By Laignee Barron
August 1, 2018

Three Russian journalists were investigating a private security company’s alleged connections to the Kremlin when their car was reportedly ambushed by unidentified attackers. Their bodies were found in the town of Sibut, miles from the Central African Republic’s capital, but their driver managed to escape.

The three journalists killed Monday night were identified by their ID cards as Russian nationals Orkhan Dzhemal, Aleksandr Rastorguev and Kirill Radchenko, according to a Russian Foreign Ministry statement translated by The New York Times.

It remains unclear who was behind the attack on the journalists, or whether the killing was related to their investigation.

The trio was on assignment for the Investigation Control Center, a Russian news outlet backed by exiled oil tycoon Mikhail B. Khodorkovsky, who is also a staunch critic of the Russian government.

They were reportedly making a documentary about the Wagner Group, a shadowy security company that has allegedly received contracts from the Kremlin for secret military operations in Syria and eastern Ukraine, the Times reports.

An editor from the Investigation Control Center, Anastasia Gorshkova, told Russian media on Sunday that the journalists had tried to enter an estate housing members of the security company, but were told they must first procure accreditation from the country’s Defense Ministry.


On Monday, they were supposed to meet a local contact in Bambari, a town 235 miles away from the capital, Bangui, via a route that cuts through Sibut.

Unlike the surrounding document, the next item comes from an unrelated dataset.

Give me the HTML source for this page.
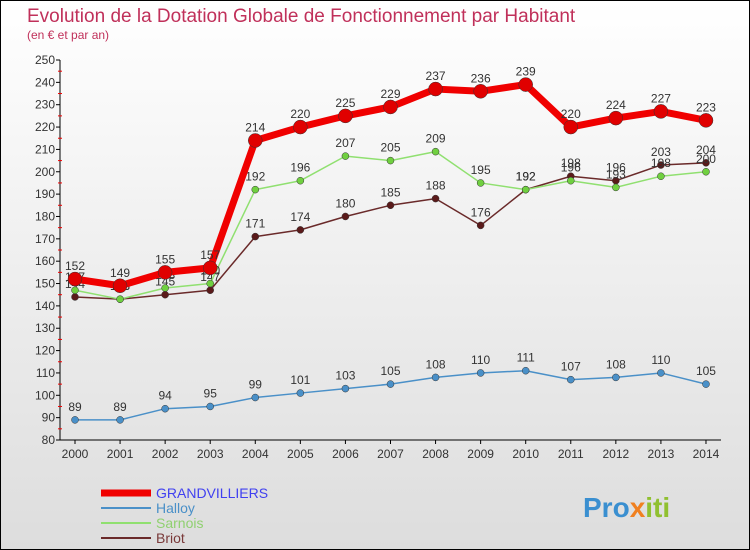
<!DOCTYPE html>
<html><head><meta charset="utf-8"><style>
body{margin:0}
#c{width:750px;height:550px;position:relative;box-sizing:border-box;border:1px solid #000;background:linear-gradient(#fff,#ddd);font-family:"Liberation Sans",sans-serif;overflow:hidden}
</style></head><body>
<div id="c">
<svg id="s" width="748" height="548" xmlns="http://www.w3.org/2000/svg">
<text x="26" y="21" font-size="19" fill="#c0305a">Evolution de la Dotation Globale de Fonctionnement par Habitant</text>
<text x="26" y="38" font-size="12" fill="#c0305a">(en € et par an)</text>
<g id="ax"></g><g id="ser"></g>
<g id="leg"></g>
<text x="582" y="516" font-size="28" font-weight="bold" fill="#3a8fd0">Pro<tspan fill="#f08020">x</tspan><tspan fill="#90c030">iti</tspan></text>
</svg>
</div>
<script>
const years=[2000,2001,2002,2003,2004,2005,2006,2007,2008,2009,2010,2011,2012,2013,2014];
const grandvilliers=[152,149,155,157,214,220,225,229,237,236,239,220,224,227,223];
const halloy=[89,89,94,95,99,101,103,105,108,110,111,107,108,110,105];
const sarnois=[147,143,148,150,192,196,207,205,209,195,192,196,193,198,200];
const briot=[144,143,145,147,171,174,180,185,188,176,192,198,196,203,204];
const yTicks=[80,90,100,110,120,130,140,150,160,170,180,190,200,210,220,230,240,250];
const NS="http://www.w3.org/2000/svg";
const X=i=>74+i*45.07, Y=v=>439-(v-80)*380/170;
function mk(t,a,p){const e=document.createElementNS(NS,t);for(const k in a)e.setAttribute(k,a[k]);p.appendChild(e);return e;}
const ax=document.getElementById('ax');
const yl=mk('line',{x1:59,y1:Y(250),x2:59,y2:Y(80),stroke:'#000'},ax);


yTicks.forEach(v=>{
 mk('line',{x1:55,y1:Y(v),x2:59,y2:Y(v),stroke:'#000'},ax);
 mk('line',{x1:57,y1:Y(v+5),x2:61,y2:Y(v+5),stroke:v<250?'#e00':'none'},ax);
 const t=mk('text',{x:54,y:Y(v)+4,'font-size':12,fill:'#333','text-anchor':'end'},ax);t.textContent=v;
 
 
});
const xl=mk('line',{x1:59,y1:Y(80),x2:720,y2:Y(80),stroke:'#000'},ax);


years.forEach((y,i)=>{
 mk('line',{x1:X(i),y1:Y(80),x2:X(i),y2:Y(80)+4,stroke:'#000'},ax);
 const t=mk('text',{x:X(i),y:Y(80)+18,'font-size':12,fill:'#333','text-anchor':'middle'},ax);t.textContent=y;
 
 
});
const ser=document.getElementById('ser');
const series=[
 {name:'halloy',d:halloy,c:'#4a90c8',w:1.5,r:3.5,f:'#4a90c8'},
 {name:'briot',d:briot,c:'#6a2a2a',w:1.5,r:3.5,f:'#5a1a1a'},
 {name:'sarnois',d:sarnois,c:'#90e070',w:1.5,r:3.5,f:'#70d040'},
 {name:'grandvilliers',d:grandvilliers,c:'#f00000',w:7,r:7,f:'#e00000'}];
series.forEach(s=>{
 const g=mk('g',{},ser);
 
 
 mk('polyline',{points:s.d.map((v,i)=>X(i)+','+Y(v)).join(' '),fill:'none',stroke:s.c,'stroke-width':s.w,'stroke-linejoin':'round'},g);
 s.d.forEach((v,i)=>{
  const p=mk('circle',{cx:X(i),cy:Y(v),r:s.r,fill:s.f,stroke:'#333','stroke-width':0.5},g);
  
  
  const t=mk('text',{x:X(i),y:Y(v)-9,'font-size':12,fill:'#333','text-anchor':'middle'},g);t.textContent=v;
  
  
 });
});
const leg=document.getElementById('leg');
[['GRANDVILLIERS','#f00000',7,'#4040f0'],['Halloy','#4a90c8',2,'#4a90c8'],['Sarnois','#90e070',2,'#90d070'],['Briot','#6a2a2a',2,'#7a3a3a']].forEach((l,i)=>{
 const g=mk('g',{},leg);
 
 
 const y=492+i*15;
 mk('line',{x1:100,y1:y,x2:150,y2:y,stroke:l[1],'stroke-width':l[2]},g);
 const t=mk('text',{x:155,y:y+5,'font-size':14,fill:l[3]},g);t.textContent=l[0];
});
</script>
</body></html>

The mayor of Sibut, Henri Depele, told Reuters that the journalists were ambushed around 10 p.m. local time.

“Armed men emerged from the bush and opened fire on the vehicle,” he said, citing the account of a driver. “The three journalists died instantly.”

According to the Times, the Russian Foreign Military agreed to provide the Central African Republic with “free military technical assistance” in March, sending five military instructors and 170 advisers there.

Russian investigators said they are looking into the deaths of Dzhemal, 51, Rastorguev, 47, and Radchenko, 33, who respectively worked as a military correspondent, a documentary filmmaker and a cameraman.